Elinde çantası, üzerinde jilet gibi takım elbisesi ile Bağdat’ta bir okul çıkışı karşılaşsanız, ilk bakışta ondan şüphelenebilirdiniz. Gözlüklerinden giyimine ve yüz hatlarına kadar Avrupalı gibi görünen bu öğretmeni, öğretmenliği paravan olarak kullanan bir ajan zannetmeniz mümkündü çünkü. Zira o günlerde Ortadoğu’da çeşitli meslek adları altında cirit atan benzer profilde birçok Avrupalı casus vardı. Yine şöyle iki sandalye çekip onunla birazcık muhabbet etseniz, bütün şüpheleriniz yerini derin bir muhabbete bırakırdı muhakkak. Parlak bir zekâ, gülen bir yüz, tertemiz bir Arapça, İslâm üzerine derin bir birikim… Bu Şamlı beyefendinin ismi Muhammed Ali’ydi. Seneler sonra onun nur yüzlü bir pîr-i fâni iken televizyonda İslâm ahlâkını anlattığını görme imkânınız olsaydı, Bağdat’ta karşılaştığınız o genç adam olduğuna inanamazdınız muhtemelen. Seneler Muhammed Ali’yi çok değiştirse de yüzündeki samimi tebessüm kendini ele verirdi.
Dünya Muhammed Ali’nin bu samimi tebessümü ile ilk kez Şam’da tanışmıştı. Mısır’ın Tanta şehrinden Şam’a gelen bir ailenin mensubu olarak 12 Haziran 1909’da doğduğunda kendini ilmin kucağında buldu. Osmanlı ordusunda imam olan dedesi Ahmed, 1838 yılında ayrıldığı Tanta’ya nispetle “Tantâvî” olarak biliniyordu. Dede Ahmed Tantâvî derin bir İslâmî birikime sahipti ve oğlu Mustafa’yı da kendisi gibi yetiştirmişti. Muhammed Ali’nin babası Mustafa Tantâvî, sonraları Şam’da “fetva eminliği” görevine kadar yükselecekti. Annesi Raife Hanım da meşhur ulema ailesi Hatîblerin kızıydı Küçük Muhammed, babasının ilim meclislerinde hizmet ediyor, misafirlere ikramda bulunuyor, bu arada söylenenlere kulak misafiri oluyordu. Çocukluğunun ilk yıllarını babasının rahle-i tedrisinde ve sürekli ilmin gündem olduğu bir ortamda geçiren Ali Tantâvî, resmî eğitimine babasının da öğretmenlik ve idarecilik yaptığı, halk arasında “ticaret lisesi” adıyla bilinen ve ilkokuldan itibaren öğrenci kabul eden İttihat ve Terakki Mektebi’nde başladı. Çalışkan ve parlak bir öğrenciydi.

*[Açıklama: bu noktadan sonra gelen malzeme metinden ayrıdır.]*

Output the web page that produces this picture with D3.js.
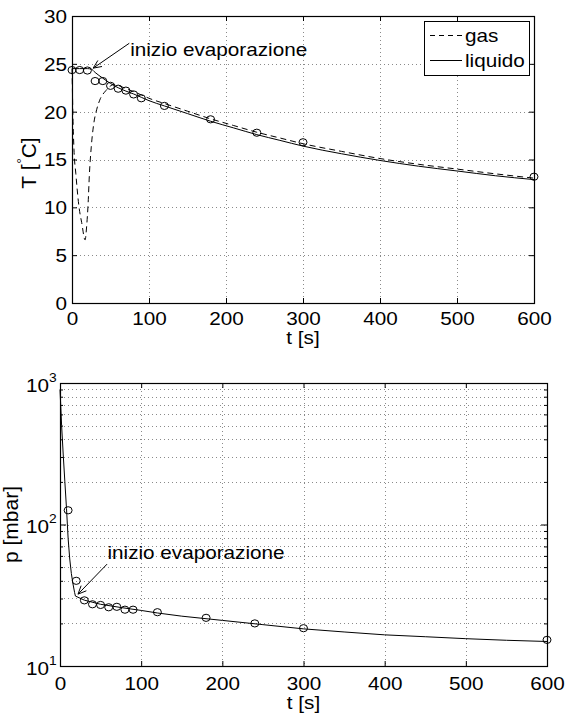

Okulu haricinde babasının ilim meclislerine de devam ediyordu.
Muhammed Ali ticaret lisesinde okurken dünya, tarihin gördüğü en kanlı savaşlardan birine doğru sürükleniyordu. O günlerde Suriye’de hüküm sürmekte olan Osmanlı da savaşa bigâne kalmamıştı. Silahlar sustuğunda, Orta doğu Osmanlı’nın elinden tamamen çıkacaktı. Savaşın gölgesinde eğitimine devam eden Ali Tantâvî, okulu kapanınca önce Sultâniyye okuluna, oradan Çakmakiyye medresesine, nihayet Suriye’nin en büyük liselerinden Mekteb-u Anbar’a geçti.
Suriye’de Osmanlı sonrası yönetim evvelâ İngilizlere geçmiş; idareyi bölgede kendilerinin lehine faaliyet gösteren Şerif Hüseyin’in oğlu Faysal’a bırakmışlardı. 1920 yılının başlarında resmen “kral” olan Faysal’ın Suriye hükümranlığı çok kısa sürecekti. Fransızlar İtalya’nın San Remo şehrinde gerçekleştirilen konferansta alınan kararlar doğrultusunda Suriye’yi ele geçirmek için kolları sıvamıştı. Her ne kadar Araplar bu işgale direnseler de Ali Tantâvî’nin hatıratında değindiği şekilde “Suriye için bir dönüm noktası olan” Meyselûn Savaşı’nda (24 Temmuz 1920) Fransızlar galip geldi. Kral Faysal yönetimden uzaklaştırıldı ve Suriye Fransız mandası altına girdi. Manda yönetimi, Muhammed Ali’nin hayatında derin izler bırakacaktı.